_YOUR INSTRUCTIONS:_ Copy out each line that has "matplotlib" in it.

_DATA BLOCK:_
· · · · ·

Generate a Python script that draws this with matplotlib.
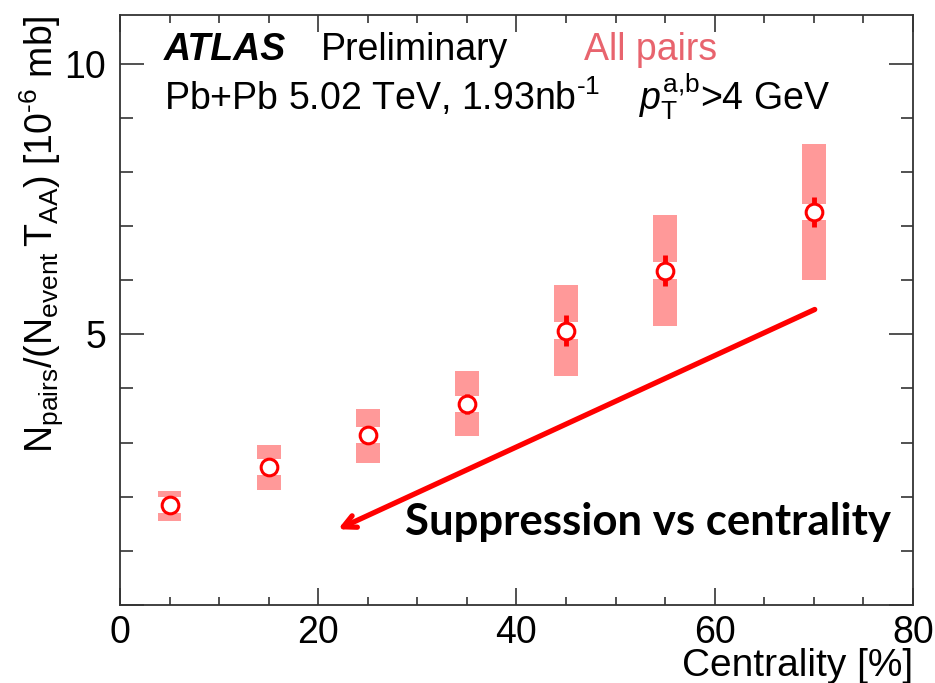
"""Pair yield per event, normalised by T_AA, versus centrality (Pb+Pb 5.02 TeV)."""
import numpy as np
import matplotlib
matplotlib.use("Agg")
import matplotlib.pyplot as plt
from matplotlib.patches import Rectangle
from matplotlib.ticker import MultipleLocator, FuncFormatter

# centrality bin centres [%] and measured yields [1e-6 mb]
centrality = [5, 15, 25, 35, 45, 55, 70]
yields = [1.85, 2.55, 3.14, 3.71, 5.07, 6.18, 7.26]
stat_err = [0.07, 0.09, 0.12, 0.19, 0.29, 0.29, 0.27]
syst_lo = [1.56, 2.13, 2.62, 3.12, 4.24, 5.15, 6.01]
syst_hi = [2.11, 2.96, 3.63, 4.32, 5.91, 7.20, 8.51]

RED = "#ff0000"
BAND = "#ff9999"
LABEL_RED = "#e8646e"

plt.rcParams["font.family"] = ["Liberation Sans", "DejaVu Sans"]
plt.rcParams["mathtext.fontset"] = "custom"
plt.rcParams["mathtext.rm"] = "Liberation Sans"
plt.rcParams["mathtext.it"] = "Liberation Sans:italic"
plt.rcParams["mathtext.bf"] = "Liberation Sans:bold"

fig = plt.figure(figsize=(9.35, 6.83), dpi=100)
ax = fig.add_axes([0.1283, 0.1142, 0.848, 0.8638])

box_w = 2.4
gap = 0.15  # band is cut around the marker
for x, y, lo, hi in zip(centrality, yields, syst_lo, syst_hi):
    ax.add_patch(Rectangle((x - box_w / 2, y + gap), box_w, hi - y - gap,
                           facecolor=BAND, edgecolor="none", zorder=1))
    ax.add_patch(Rectangle((x - box_w / 2, lo), box_w, y - gap - lo,
                           facecolor=BAND, edgecolor="none", zorder=1))

ax.errorbar(centrality, yields, yerr=stat_err, fmt="none", ecolor=RED,
            elinewidth=3.5, capsize=0, zorder=2)
ax.plot(centrality, yields, "o", ms=12, mfc="white", mec=RED, mew=2.2,
        zorder=3, ls="none")

ax.set_xlim(0, 80)
ax.set_ylim(0, 10.9)
ax.xaxis.set_major_locator(MultipleLocator(20))
ax.xaxis.set_minor_locator(MultipleLocator(5))
ax.yaxis.set_major_locator(MultipleLocator(5))
ax.yaxis.set_minor_locator(MultipleLocator(1))
# y axis starts unlabelled at zero
ax.yaxis.set_major_formatter(FuncFormatter(lambda v, p: "" if v == 0 else f"{v:g}"))
ax.tick_params(which="both", direction="in", top=True, right=True,
               labelsize=27, width=1.2, color="#333333")
ax.tick_params(axis="x", which="major", length=12, pad=7)
ax.tick_params(axis="x", which="minor", length=6)
ax.tick_params(axis="y", which="major", length=17, pad=10)
ax.tick_params(axis="y", which="minor", length=9)
for sp in ax.spines.values():
    sp.set_linewidth(1.3)
    sp.set_color("#333333")

ax.set_xlabel("Centrality [%]", fontsize=28, ha="right", x=1.0, labelpad=-2)
ax.set_ylabel(r"N$_{\rm pairs}$/(N$_{\rm event}\,$T$_{\rm AA}$) [10$^{\text{-6}}$ mb]",
              fontsize=27, ha="right", y=1.0, labelpad=-1)

ax.text(0.055, 0.94, "ATLAS", transform=ax.transAxes, fontsize=27,
        fontweight="bold", fontstyle="italic", va="center")
ax.text(0.253, 0.94, "Preliminary", transform=ax.transAxes, fontsize=27,
        va="center")
ax.text(0.585, 0.94, "All pairs", transform=ax.transAxes, fontsize=27,
        va="center", color=LABEL_RED)
ax.text(0.055, 0.862, r"Pb+Pb 5.02 TeV, 1.93nb$^{\text{-1}}$",
        transform=ax.transAxes, fontsize=27, va="center")
ax.text(0.655, 0.862, r"$\it{p}_{\rm T}^{\text{a,b}}$>4 GeV",
        transform=ax.transAxes, fontsize=27, va="center")

ax.annotate("", xy=(22.0, 1.40), xytext=(70.1, 5.46),
            arrowprops=dict(arrowstyle="->, head_length=0.9, head_width=0.45",
                            color=RED, lw=3.8, shrinkA=0, shrinkB=0),
            zorder=4)
fig.text(0.433, 0.235, "Suppression vs centrality", fontsize=31.5,
         fontweight="bold", family=["Lato", "DejaVu Sans"], va="center")

fig.savefig("out.png", dpi=100)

· · · · ·

_EXERCISE SOLUTION:_
Generate a Python script that draws this with matplotlib.
import matplotlib
matplotlib.use("Agg")
import matplotlib.pyplot as plt
from matplotlib.patches import Rectangle
from matplotlib.ticker import MultipleLocator, FuncFormatter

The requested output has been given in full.